Теперь зайдём с другой стороны – со стороны обратной связи, влияния формы экзамена на учебный процесс. Если не требуется от ученика давать объяснения, то зачем учитель будет этому учить. Достаточно выработать навыки выполнения заданий. Вот и идёт начётничество, натаскивание вместо обучения предмету. И что получаем вместо знаний? Это знает высшая школа. В вузах получают таких выпускников, которых сначала доучивают до уровня средней школы. Иначе студенты не могут воспринимать вузовский уровень учебного материала.

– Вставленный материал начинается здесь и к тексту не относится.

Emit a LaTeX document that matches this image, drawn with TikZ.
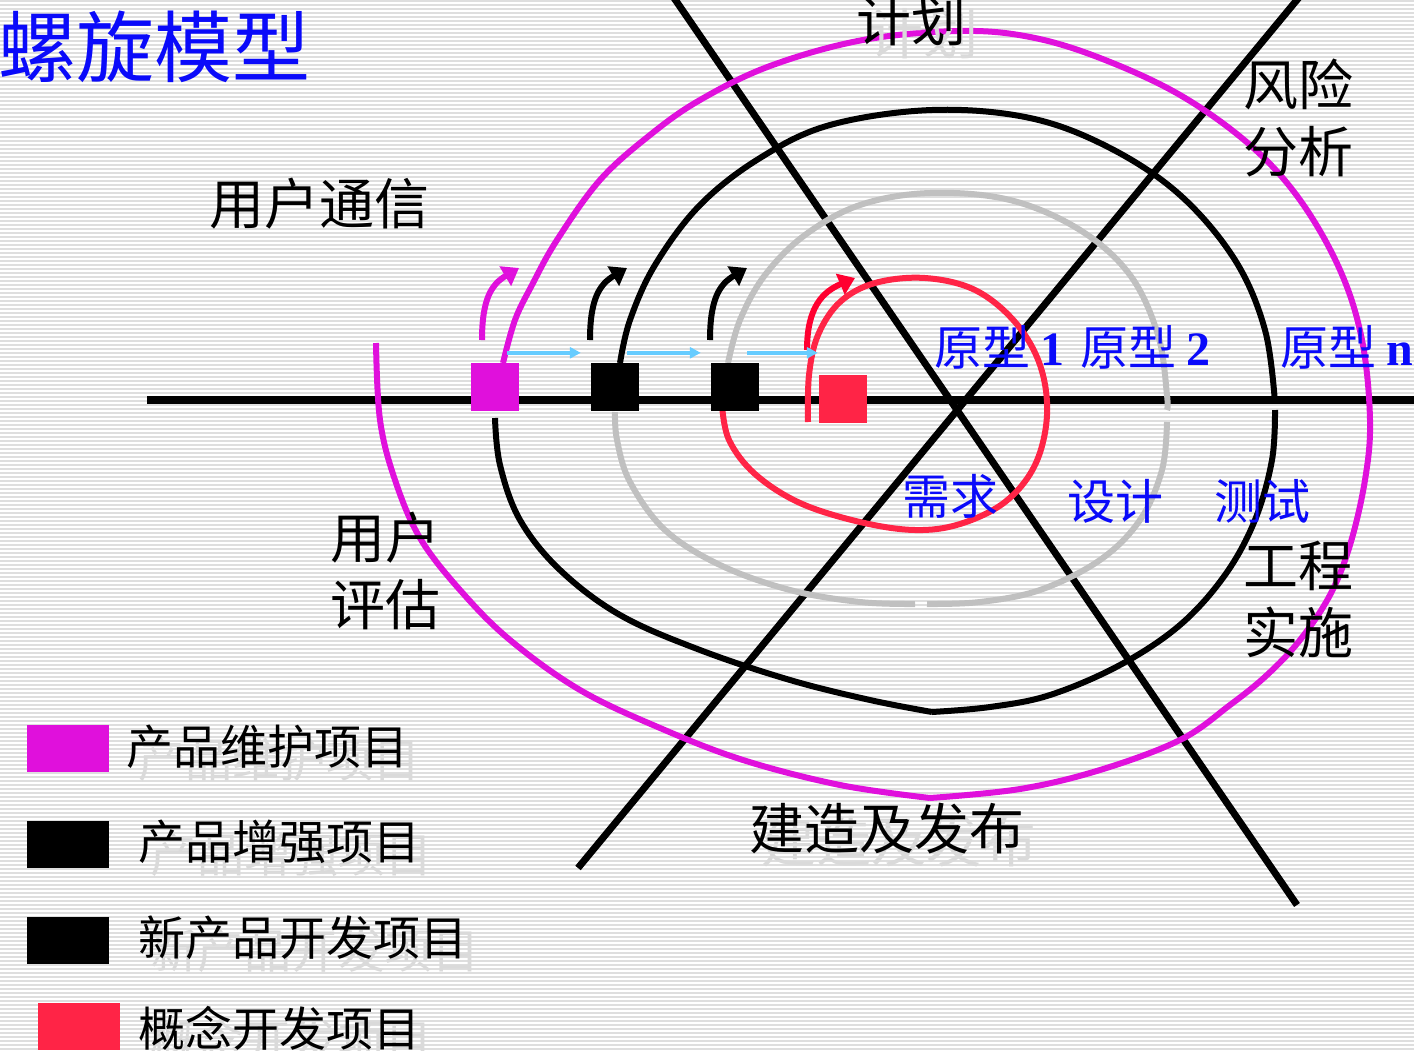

Можно говорить о порочной организации самого экзамена по принципу «шаг вправо, шаг влево – расстрел», об огромном психологическом напряжении учеников и учителей, об огромных финансовых расходах на содержание целого института, на транспорт, свозящий учеников в единый центр, на охрану, на камеры слежения, на глушилки. И на эту ерунду средств не жалко. Лучше бы повысили зарплату учителям. Эти обстоятельства тоже свидетельствует против ЕГЭ. Но правящие круги в образовании видимо получают от этого безобразия свои дивиденды. Поэтому общество против, а воз и ныне там.
- Путь развивающего образования, предложенный в Вашей книге, потребует иных принципов подготовки преподавателей. Какими навыками должен овладеть учитель для осуществления развивающего обучения?
Корпус педагогов огромен и разнообразен. Есть ищущие учителя, такие как Кузнецова Анна Кузьминична, моя мама. Они легко воспринимают мою методику.
Есть учителя, которые застряли в плену своих стереотипов. Это нормально. Но вредит восприятию нового.
И есть учителя не на своём месте.
Чего не хватает в образовании учителя? Это триады: психологии, философии и глубокого знания своей науки. Нужно учить студентов педвузов умению логически расположить учебный материал урока, учить умению задавать вопросы, ставить проблемы, умению организовать практическую и умственную деятельность учеников, которая приводила бы их к собственным открытиям, к самостоятельному созиданию знаний учеником на уроке.
- Ваша книга написана хорошим литературным языком. Несмотря на огромную сложность затронутых тем, она прекрасно воспринимается даже не специалистами. Может быть, вы когда-нибудь занимались литературным творчеством?
На мою литературную деятельность повлиял мой отец. Он был не только знатоком русского языка и литературы, но и сам сочинял приличные стихи. В доме звучала только правильная речь. Он по вечерам читал нам стихи, много рассказывал. В этой атмосфере вырос и мой сын, а теперь это передается и внукам.
Сын написал повесть, внук написал и издал роман-фантастику. Внучка, студентка 4-го курса биофака, уже опубликовала две статьи в журнале «Наука и жизнь». Чтобы понятно писать, нужно иметь ясные представления в голове о том, что хочешь высказать на бумаге. Меня в моих изысканиях направляет Бог, потому что я попала в свою судьбу, которая мне предназначалась.